Written exercise —
Your task is to retype, word for word, the lines from the start of the data through the line holding "(629,494) -- (665,494);". Do not include the pictures.

[Recorded data]
·····

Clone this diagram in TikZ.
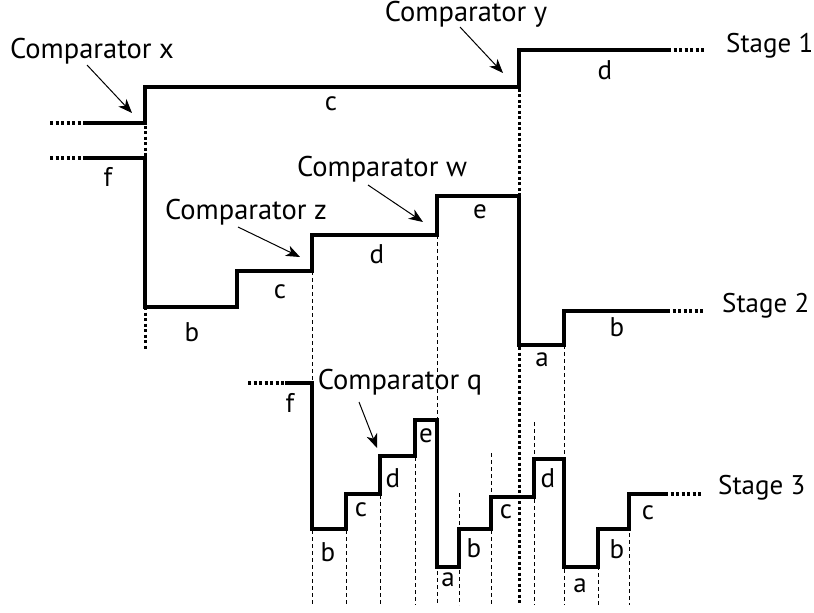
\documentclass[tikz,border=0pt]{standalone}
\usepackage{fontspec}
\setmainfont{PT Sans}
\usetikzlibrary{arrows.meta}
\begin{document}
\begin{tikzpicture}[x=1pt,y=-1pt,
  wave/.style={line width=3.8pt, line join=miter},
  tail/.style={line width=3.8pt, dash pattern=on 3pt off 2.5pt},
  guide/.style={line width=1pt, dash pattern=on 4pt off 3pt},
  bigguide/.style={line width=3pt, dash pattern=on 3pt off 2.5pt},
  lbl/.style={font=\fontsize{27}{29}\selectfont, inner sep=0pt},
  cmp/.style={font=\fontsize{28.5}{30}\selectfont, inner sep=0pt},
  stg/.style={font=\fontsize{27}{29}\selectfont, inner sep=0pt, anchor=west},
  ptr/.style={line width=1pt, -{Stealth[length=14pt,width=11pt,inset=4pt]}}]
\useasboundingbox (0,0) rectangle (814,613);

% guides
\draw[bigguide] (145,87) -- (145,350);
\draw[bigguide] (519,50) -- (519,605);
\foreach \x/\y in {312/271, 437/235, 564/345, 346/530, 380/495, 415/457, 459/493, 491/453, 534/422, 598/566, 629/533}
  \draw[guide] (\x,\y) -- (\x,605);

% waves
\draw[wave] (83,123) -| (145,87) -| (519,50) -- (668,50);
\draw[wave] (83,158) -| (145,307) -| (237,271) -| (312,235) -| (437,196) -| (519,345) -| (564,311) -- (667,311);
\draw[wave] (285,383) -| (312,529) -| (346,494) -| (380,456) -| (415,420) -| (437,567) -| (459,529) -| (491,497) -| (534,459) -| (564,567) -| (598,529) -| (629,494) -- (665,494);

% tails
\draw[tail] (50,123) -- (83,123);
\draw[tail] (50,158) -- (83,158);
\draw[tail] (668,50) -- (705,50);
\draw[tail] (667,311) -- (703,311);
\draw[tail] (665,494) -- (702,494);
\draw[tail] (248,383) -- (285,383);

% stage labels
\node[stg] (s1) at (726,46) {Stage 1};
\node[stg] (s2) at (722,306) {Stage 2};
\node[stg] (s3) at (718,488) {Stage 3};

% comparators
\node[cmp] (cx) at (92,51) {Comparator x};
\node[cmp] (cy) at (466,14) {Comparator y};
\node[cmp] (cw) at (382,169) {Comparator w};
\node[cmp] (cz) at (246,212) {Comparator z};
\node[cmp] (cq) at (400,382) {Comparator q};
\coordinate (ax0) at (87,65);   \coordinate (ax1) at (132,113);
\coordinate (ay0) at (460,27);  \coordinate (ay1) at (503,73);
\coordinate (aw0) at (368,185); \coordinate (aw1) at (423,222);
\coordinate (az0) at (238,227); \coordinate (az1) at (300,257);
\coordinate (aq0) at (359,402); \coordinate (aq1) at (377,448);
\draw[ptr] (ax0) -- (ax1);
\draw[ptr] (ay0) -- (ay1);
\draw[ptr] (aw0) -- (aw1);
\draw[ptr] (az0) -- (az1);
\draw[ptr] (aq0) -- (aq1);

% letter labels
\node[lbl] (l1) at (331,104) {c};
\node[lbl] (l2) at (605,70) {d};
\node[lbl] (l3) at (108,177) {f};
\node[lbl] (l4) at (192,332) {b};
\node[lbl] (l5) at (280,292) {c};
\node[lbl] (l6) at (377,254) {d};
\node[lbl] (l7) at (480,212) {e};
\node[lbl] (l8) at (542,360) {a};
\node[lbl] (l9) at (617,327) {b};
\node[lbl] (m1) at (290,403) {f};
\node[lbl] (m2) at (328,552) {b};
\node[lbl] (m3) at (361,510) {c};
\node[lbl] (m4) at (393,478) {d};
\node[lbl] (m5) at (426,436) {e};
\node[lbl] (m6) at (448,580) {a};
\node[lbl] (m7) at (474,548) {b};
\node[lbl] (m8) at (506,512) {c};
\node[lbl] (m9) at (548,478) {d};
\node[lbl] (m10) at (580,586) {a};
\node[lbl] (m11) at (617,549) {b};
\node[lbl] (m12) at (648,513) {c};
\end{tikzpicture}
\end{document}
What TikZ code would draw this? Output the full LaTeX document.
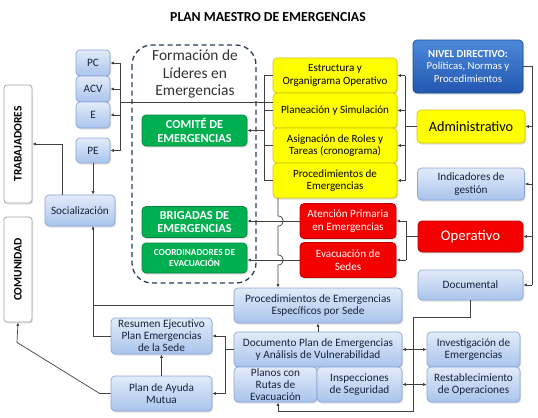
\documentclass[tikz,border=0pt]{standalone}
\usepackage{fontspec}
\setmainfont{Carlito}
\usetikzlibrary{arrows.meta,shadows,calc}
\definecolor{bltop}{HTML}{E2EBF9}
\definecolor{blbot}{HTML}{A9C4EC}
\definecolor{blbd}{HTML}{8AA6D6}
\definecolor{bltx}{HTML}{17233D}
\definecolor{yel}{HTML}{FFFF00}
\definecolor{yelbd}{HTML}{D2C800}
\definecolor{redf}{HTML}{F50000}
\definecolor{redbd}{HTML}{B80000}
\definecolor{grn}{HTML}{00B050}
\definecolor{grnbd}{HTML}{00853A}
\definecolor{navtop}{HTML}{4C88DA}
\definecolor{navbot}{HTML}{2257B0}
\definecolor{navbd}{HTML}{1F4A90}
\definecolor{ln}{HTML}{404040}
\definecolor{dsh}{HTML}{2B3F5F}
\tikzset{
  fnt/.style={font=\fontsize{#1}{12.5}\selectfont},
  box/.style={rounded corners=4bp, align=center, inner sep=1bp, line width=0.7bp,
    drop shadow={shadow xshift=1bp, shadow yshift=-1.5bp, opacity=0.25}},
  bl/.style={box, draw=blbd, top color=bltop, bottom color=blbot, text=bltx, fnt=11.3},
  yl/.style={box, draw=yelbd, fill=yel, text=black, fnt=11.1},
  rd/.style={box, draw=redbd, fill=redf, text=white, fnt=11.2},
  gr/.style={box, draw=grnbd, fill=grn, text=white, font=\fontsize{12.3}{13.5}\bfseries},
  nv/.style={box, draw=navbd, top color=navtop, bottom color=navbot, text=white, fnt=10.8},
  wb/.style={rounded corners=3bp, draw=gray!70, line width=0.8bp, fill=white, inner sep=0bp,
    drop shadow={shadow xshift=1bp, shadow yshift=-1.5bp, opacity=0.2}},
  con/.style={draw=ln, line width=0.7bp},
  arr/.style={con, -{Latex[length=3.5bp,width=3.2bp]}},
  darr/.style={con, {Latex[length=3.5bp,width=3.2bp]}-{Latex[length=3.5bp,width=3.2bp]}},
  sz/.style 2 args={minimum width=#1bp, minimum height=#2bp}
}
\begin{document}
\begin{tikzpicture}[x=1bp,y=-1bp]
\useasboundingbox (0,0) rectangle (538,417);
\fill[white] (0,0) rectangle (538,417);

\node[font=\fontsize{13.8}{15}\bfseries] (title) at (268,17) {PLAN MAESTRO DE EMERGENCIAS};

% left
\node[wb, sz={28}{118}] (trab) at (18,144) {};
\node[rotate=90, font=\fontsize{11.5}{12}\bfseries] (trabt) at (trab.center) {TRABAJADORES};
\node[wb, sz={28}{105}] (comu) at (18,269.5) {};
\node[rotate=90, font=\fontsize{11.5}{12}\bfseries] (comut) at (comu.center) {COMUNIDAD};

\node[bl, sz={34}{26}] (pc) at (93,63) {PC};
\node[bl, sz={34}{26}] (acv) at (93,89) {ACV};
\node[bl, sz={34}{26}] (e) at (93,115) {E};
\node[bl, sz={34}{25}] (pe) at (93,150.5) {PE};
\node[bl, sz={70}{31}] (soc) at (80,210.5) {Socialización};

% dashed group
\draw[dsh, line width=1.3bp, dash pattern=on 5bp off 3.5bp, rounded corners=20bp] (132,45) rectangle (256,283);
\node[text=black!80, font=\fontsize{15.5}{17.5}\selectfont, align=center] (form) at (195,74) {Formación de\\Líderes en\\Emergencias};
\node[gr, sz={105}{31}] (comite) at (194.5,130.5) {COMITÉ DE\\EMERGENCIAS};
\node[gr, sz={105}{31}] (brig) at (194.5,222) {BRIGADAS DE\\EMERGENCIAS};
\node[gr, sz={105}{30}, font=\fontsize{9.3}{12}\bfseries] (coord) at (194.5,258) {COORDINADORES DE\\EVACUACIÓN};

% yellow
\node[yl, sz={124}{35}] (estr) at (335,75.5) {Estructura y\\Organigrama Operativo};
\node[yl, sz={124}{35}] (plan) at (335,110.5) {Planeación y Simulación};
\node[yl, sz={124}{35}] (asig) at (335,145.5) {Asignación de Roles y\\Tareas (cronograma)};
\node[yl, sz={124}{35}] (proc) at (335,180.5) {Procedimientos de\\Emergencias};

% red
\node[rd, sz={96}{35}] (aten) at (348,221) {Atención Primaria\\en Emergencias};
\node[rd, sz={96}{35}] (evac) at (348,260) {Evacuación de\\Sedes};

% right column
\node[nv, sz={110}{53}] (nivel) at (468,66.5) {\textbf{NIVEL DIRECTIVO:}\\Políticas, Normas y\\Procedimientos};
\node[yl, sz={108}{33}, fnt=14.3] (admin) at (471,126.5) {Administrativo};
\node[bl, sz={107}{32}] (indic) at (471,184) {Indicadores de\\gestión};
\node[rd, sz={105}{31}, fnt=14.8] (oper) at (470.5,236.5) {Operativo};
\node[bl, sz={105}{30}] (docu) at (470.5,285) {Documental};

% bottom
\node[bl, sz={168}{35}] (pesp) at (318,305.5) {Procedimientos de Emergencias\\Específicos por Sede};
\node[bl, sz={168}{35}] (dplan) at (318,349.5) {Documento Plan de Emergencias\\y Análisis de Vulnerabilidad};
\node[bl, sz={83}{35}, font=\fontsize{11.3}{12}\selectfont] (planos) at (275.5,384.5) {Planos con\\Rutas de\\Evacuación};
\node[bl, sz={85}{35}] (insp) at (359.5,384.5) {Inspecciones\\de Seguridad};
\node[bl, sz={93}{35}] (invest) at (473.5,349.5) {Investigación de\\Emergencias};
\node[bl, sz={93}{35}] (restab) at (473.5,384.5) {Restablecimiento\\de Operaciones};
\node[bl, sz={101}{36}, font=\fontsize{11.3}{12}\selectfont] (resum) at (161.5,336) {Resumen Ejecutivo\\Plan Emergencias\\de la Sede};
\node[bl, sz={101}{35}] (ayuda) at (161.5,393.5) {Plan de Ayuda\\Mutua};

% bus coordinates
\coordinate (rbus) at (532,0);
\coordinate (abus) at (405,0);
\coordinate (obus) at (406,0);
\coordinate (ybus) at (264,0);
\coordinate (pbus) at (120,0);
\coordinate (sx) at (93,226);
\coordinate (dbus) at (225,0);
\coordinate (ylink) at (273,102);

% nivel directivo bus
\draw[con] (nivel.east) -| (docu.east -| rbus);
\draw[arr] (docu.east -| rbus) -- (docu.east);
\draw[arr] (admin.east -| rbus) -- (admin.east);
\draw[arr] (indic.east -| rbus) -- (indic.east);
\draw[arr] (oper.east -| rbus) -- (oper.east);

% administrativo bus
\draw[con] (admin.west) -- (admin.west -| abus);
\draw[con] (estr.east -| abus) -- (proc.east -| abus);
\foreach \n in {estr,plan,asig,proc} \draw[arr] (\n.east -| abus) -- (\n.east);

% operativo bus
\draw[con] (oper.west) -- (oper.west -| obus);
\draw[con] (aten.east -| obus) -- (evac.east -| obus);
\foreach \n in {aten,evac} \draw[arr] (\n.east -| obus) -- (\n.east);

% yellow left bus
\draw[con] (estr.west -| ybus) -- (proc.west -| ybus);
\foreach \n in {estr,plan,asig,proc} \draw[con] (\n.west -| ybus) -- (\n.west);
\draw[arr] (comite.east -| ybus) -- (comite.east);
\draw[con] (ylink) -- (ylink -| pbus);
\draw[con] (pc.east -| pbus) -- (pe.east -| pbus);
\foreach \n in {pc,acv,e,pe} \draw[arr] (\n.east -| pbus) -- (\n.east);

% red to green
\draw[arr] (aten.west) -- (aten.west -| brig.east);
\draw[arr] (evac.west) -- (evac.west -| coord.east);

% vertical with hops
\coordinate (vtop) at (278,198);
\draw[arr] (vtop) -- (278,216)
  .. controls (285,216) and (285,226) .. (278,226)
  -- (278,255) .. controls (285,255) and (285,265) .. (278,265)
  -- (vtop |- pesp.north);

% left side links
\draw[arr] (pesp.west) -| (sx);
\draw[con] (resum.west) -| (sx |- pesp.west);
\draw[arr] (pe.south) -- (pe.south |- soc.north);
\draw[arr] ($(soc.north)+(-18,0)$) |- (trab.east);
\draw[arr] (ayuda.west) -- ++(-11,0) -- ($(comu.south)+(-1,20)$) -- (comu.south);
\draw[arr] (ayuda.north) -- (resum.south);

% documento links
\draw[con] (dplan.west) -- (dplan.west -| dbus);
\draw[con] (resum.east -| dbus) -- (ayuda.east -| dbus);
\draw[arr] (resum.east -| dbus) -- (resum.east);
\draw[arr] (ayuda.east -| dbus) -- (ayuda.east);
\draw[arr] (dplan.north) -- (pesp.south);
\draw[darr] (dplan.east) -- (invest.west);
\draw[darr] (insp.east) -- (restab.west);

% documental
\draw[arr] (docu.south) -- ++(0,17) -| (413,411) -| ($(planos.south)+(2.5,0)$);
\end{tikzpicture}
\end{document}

·····

Exercise solution —
Clone this diagram in TikZ.
\documentclass[tikz,border=0pt]{standalone}
\usepackage{fontspec}
\setmainfont{PT Sans}
\usetikzlibrary{arrows.meta}
\begin{document}
\begin{tikzpicture}[x=1pt,y=-1pt,
  wave/.style={line width=3.8pt, line join=miter},
  tail/.style={line width=3.8pt, dash pattern=on 3pt off 2.5pt},
  guide/.style={line width=1pt, dash pattern=on 4pt off 3pt},
  bigguide/.style={line width=3pt, dash pattern=on 3pt off 2.5pt},
  lbl/.style={font=\fontsize{27}{29}\selectfont, inner sep=0pt},
  cmp/.style={font=\fontsize{28.5}{30}\selectfont, inner sep=0pt},
  stg/.style={font=\fontsize{27}{29}\selectfont, inner sep=0pt, anchor=west},
  ptr/.style={line width=1pt, -{Stealth[length=14pt,width=11pt,inset=4pt]}}]
\useasboundingbox (0,0) rectangle (814,613);

% guides
\draw[bigguide] (145,87) -- (145,350);
\draw[bigguide] (519,50) -- (519,605);
\foreach \x/\y in {312/271, 437/235, 564/345, 346/530, 380/495, 415/457, 459/493, 491/453, 534/422, 598/566, 629/533}
  \draw[guide] (\x,\y) -- (\x,605);

% waves
\draw[wave] (83,123) -| (145,87) -| (519,50) -- (668,50);
\draw[wave] (83,158) -| (145,307) -| (237,271) -| (312,235) -| (437,196) -| (519,345) -| (564,311) -- (667,311);
\draw[wave] (285,383) -| (312,529) -| (346,494) -| (380,456) -| (415,420) -| (437,567) -| (459,529) -| (491,497) -| (534,459) -| (564,567) -| (598,529) -| (629,494) -- (665,494);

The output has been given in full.